Memorial Day has many meanings but, this weekend I will remember those we’ve lost in service to freedom around the globe. Take a moment to reflect on the good in the world this weekend. Remember, living our lives to their fullest are the best thing we can do to honor them.

The world of DevOps was a little chaotic this week. More and more I realize that people need a shock to the system to realize that they are just layering on more and more technical debt while driving themselves to obsolescence. We as a society have become two things: 1) a disposable society in which we would rather get something new than fixing a broken thing, and 2) an Apple society in which we expect simplistic concepts to have equally simplistic implementations. “It just works” has permeated our consciousness. Not many people care how it works.

Department of Choice Concepts

Thirty common challenges to DevOps and how to resolve them.

I love Ansible and containers are great. People are often confused about when to use either or both or maintain some sense of esoteric purity. Nick Janetakis demonstrates when to use Ansible or Docker.

I don’t know how I missed this great piece by Irma Kornilova. DevOps is a culture, not a role!

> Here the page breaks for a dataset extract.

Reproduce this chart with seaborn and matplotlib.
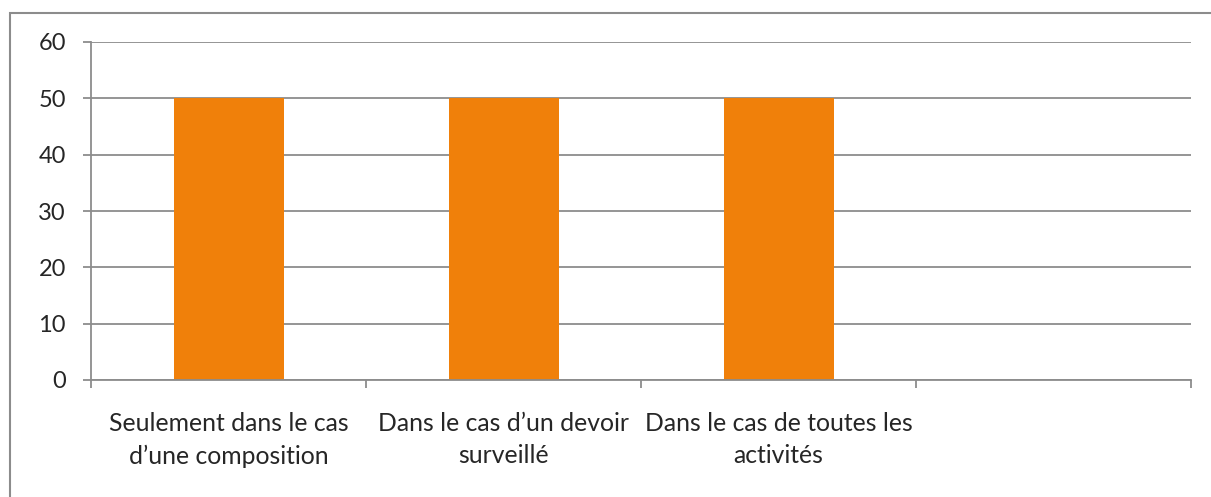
import numpy as np
import matplotlib.pyplot as plt
import matplotlib.patches as mpatches
import pandas as pd
import seaborn as sns

categories = [
    "Seulement dans le cas\nd\u2019une composition",
    "Dans le cas d\u2019un devoir\nsurveillé",
    "Dans le cas de toutes les\nactivités",
    "",
]
values = [50, 50, 50, np.nan]
y_ticks = [0, 10, 20, 30, 40, 50, 60]

bar_color = "#F0800A"
line_color = "#8C8C8C"

sns.set_style("white")
plt.rcParams["font.family"] = ["Lato", "DejaVu Sans"]

W, H = 1211, 497
fig = plt.figure(figsize=(W / 100, H / 100), dpi=100)
ax = fig.add_axes([91 / W, 1 - 380 / H, 1100 / W, 338 / H])

df = pd.DataFrame({"cat": categories, "val": values})
sns.barplot(data=df, x="cat", y="val", order=categories, color=bar_color,
            saturation=1, width=0.4, linewidth=0, ax=ax)

ax.set_xlim(-0.5, len(categories) - 0.5)
ax.set_ylim(0, 60)
ax.set_yticks(y_ticks)
ax.set_yticklabels([str(t) for t in y_ticks], fontsize=17)
ax.yaxis.grid(True, color=line_color, linewidth=1.3)
ax.set_axisbelow(True)
ax.set_xlabel("")
ax.set_ylabel("")

# category boundary ticks
ax.set_xticks(np.arange(-0.5, len(categories), 1.0))
ax.set_xticklabels([])
ax.tick_params(axis="x", length=6, width=1.3, color=line_color, direction="out", bottom=True)
ax.tick_params(axis="y", length=6, width=1.3, color=line_color, direction="out", left=True, pad=12)
ax.set_xticks(range(len(categories)), minor=True)
ax.set_xticklabels(categories, minor=True, fontsize=17.8, linespacing=1.5)
ax.tick_params(axis="x", which="minor", length=0, pad=23)

for side in ["top", "right"]:
    ax.spines[side].set_visible(False)
for side in ["left", "bottom"]:
    ax.spines[side].set_color(line_color)
    ax.spines[side].set_linewidth(1.3)

# outer frame (top and left visible, continues past the image)
frame = mpatches.Rectangle((10 / W, -0.1), 1.2, 1 - 13 / H + 0.1,
                           transform=fig.transFigure, fill=False,
                           edgecolor=line_color, linewidth=1.5)
fig.patches.append(frame)

fig.savefig("out.png", dpi=100)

Every software engineer should be able to answer these questions: What just happened? What’s happening now? What’s about to happen?

Go the F to Sleep, DevOps.

Harry Roberts does some nifty things with git.

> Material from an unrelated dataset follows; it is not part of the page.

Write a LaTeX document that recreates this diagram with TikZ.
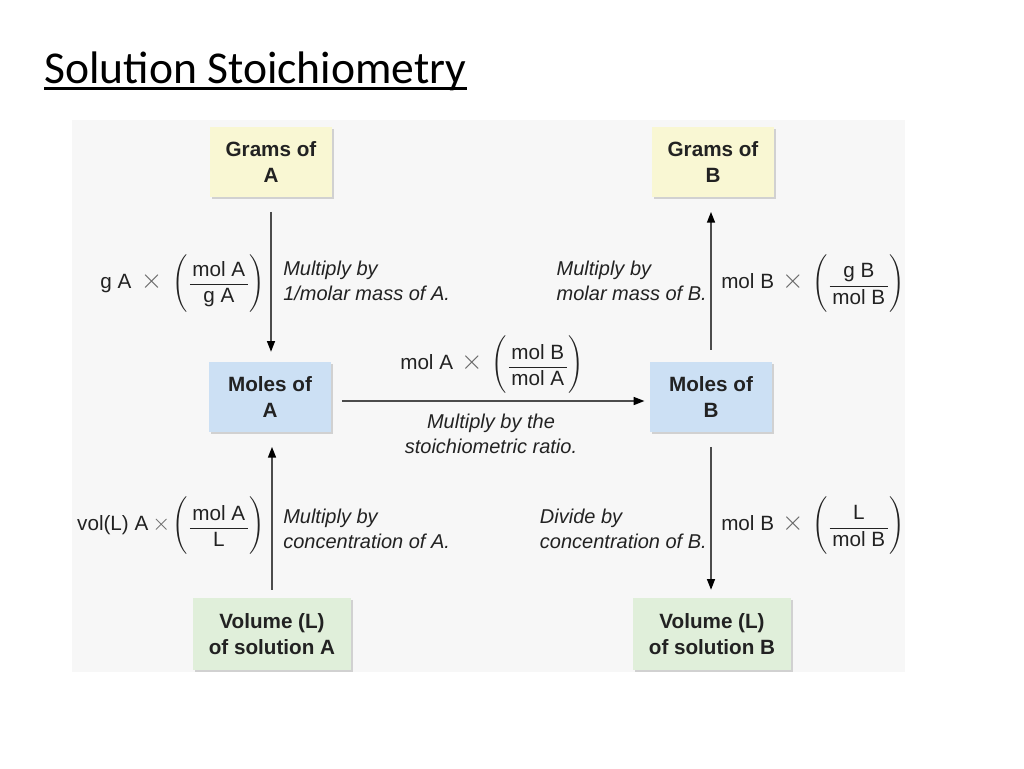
\documentclass[tikz,border=0pt]{standalone}
\usepackage{exscale}
\usepackage{fontspec}
\setmainfont{Liberation Sans}
\newfontfamily\titlefont{Carlito}
\usetikzlibrary{arrows.meta,shadows}
\definecolor{txt}{HTML}{222222}
\definecolor{yel}{HTML}{F9F7D3}
\definecolor{blu}{HTML}{CCE0F4}
\definecolor{grn}{HTML}{E0EFDA}
\definecolor{panel}{HTML}{F7F7F7}
\newcommand\myfrac[2]{$\left(\vcenter to 42pt{\vss\hbox{$\displaystyle\frac{\hbox{\kern2pt #1\kern2pt}}{\hbox{\kern2pt #2\kern2pt}}$}\vss}\right)$}
\newcommand\bigx{{\color{black!60}\fontsize{20}{20}\selectfont$\times$}}
\newcommand\smallx{{\color{black!60}\fontsize{16}{16}\selectfont$\times$}}
\tikzset{
  box/.style={text=txt, align=center, inner sep=0pt, minimum width=91.5pt, minimum height=52.5pt,
    font=\bfseries\fontsize{15.5}{19}\selectfont,
    general shadow={fill=black!18, shadow xshift=1.2pt, shadow yshift=-1.2pt}},
  ybox/.style={box, fill=yel},
  bbox/.style={box, fill=blu},
  gbox/.style={box, fill=grn, minimum width=118.5pt, minimum height=54pt},
  arr/.style={draw=black!70, line width=1pt, -{Triangle[length=8pt,width=6pt,fill=black,color=black]}},
  lbl/.style={text=txt, align=left, inner sep=0pt, font=\itshape\fontsize{15}{18.75}\selectfont},
  frm/.style={text=txt, inner sep=0pt, font=\fontsize{15.5}{18}\selectfont},
}
\begin{document}
\begin{tikzpicture}[x=0.75pt,y=-0.75pt]
\useasboundingbox (0,0) rectangle (1024,768);
\fill[white] (0,0) rectangle (1024,768);
\fill[panel] (72,120) rectangle (905,672);
% title
\node[anchor=base west, inner sep=0pt, font=\titlefont\fontsize{34.2}{41}\selectfont] (title) at (44,83) {Solution Stoichiometry};
\draw[line width=2.2pt] ([yshift=-4.2pt]title.base west) -- ([yshift=-4.2pt]title.base east);
% boxes
\node[ybox] (ga) at (271,162) {Grams of\\A};
\node[ybox] (gb) at (713,162) {Grams of\\B};
\node[bbox] (ma) at (270,397) {Moles of\\A};
\node[bbox] (mb) at (711,397) {Moles of\\B};
\node[gbox] (va) at (272,634) {Volume (L)\\of solution A};
\node[gbox] (vb) at (712,634) {Volume (L)\\of solution B};
% arrows
\draw[arr, shorten <=11pt, shorten >=7.5pt] (ga.south) -- (ga.south |- ma.north);
\draw[arr, shorten <=9pt, shorten >=11pt] (mb.north) -- (mb.north |- gb.south);
\draw[arr, shorten <=8pt, shorten >=4pt] ([yshift=-3pt]ma.east) -- ([yshift=-3pt]mb.west);
\draw[arr, shorten <=6pt, shorten >=11pt] (va.north) -- (va.north |- ma.south);
\draw[arr, shorten <=11pt, shorten >=6pt] (mb.south) -- (mb.south |- vb.north);
% formulas
\node[frm, anchor=east] (f1) at (265,284) {g A\hspace{7pt}\bigx\hspace{8pt}\myfrac{mol A}{g A}};
\node[frm, anchor=west] (f2) at (721,284) {mol B\hspace{6pt}\bigx\hspace{7pt}\myfrac{g B}{mol B}};
\node[frm] (f3) at (492,365) {mol A\hspace{6pt}\bigx\hspace{7pt}\myfrac{mol B}{mol A}};
\node[frm, anchor=east] (f4) at (265,526) {vol(L) A\hspace{3pt}\smallx\hspace{2pt}\myfrac{mol A}{L}};
\node[frm, anchor=west] (f5) at (721,526) {mol B\hspace{6pt}\bigx\hspace{7pt}\myfrac{L}{mol B}};
% labels
\node[lbl, anchor=west] (l1) at (283,281) {Multiply by\\1/molar mass of A.};
\node[lbl, anchor=east] (l2) at (707,281) {Multiply by\\molar mass of B.};
\node[lbl, align=center] (l3) at (491,434) {Multiply by the\\stoichiometric ratio.};
\node[lbl, anchor=west] (l4) at (283,529) {Multiply by\\concentration of A.};
\node[lbl, anchor=east] (l5) at (707,529) {Divide by\\concentration of B.};
\end{tikzpicture}
\end{document}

Stack Overflow crossed a major milestone this week by fully embracing HTTPS.

Department of Discussion

I spoke at Open Source South Carolina this week and it was fantastic! I spent DAYS building the slides for A Night of DevOps and I’m really happy how it turned out.

Department of Interior

5 laws every aspiring DevOps engineer should know: Good engineers become great engineers when they follow these rules.

I have a pretty big announcement coming this week. Keep track on Twitter and chrisshort.net.

Department of Refreshment and Refurbishment

According to Kelsey Hightower, “Kubernetes changed how we deploy applications. Istio is going to change how we connect, manage, and secure them. https://istio.io/

Bitnami, Box, Microsoft, and Heptio collaborated on ksonnet. “ksonnet is an open source configuration tool for configuring applications in Kubernetes based on the jsonnet templating library.

Alpine Linux 3.6.0 was released this week. Hide yo’ kids, update yo’ containers.

The way Ansible is implementing inventories is being significantly extended. Transition inventory into plugins has been merged into ansible:devel.

Francesc Campoy brings us up to speed on The State of Go prior to the 1.9 release.

Windows switch to Git almost complete: 8,500 commits and 1,760 builds each day. Microsoft is blowing my mind lately; it’s a good thing. This means Windows is the largest git repo on the planet.

Department of Assemblage Obtainment

Red Hat makes another open source philosophy acquisition and I love it! Codenvy has agreed to be acquired by Red Hat.

Amazon hired a sixty-two-year-old engineer this week. This should say a lot about Amazon (and if you think that’s negative, you are wrong).

Department of Sane Workplaces

Scott McCarty shows us how to maintain a technical background while climbing the ladder to success escalator style.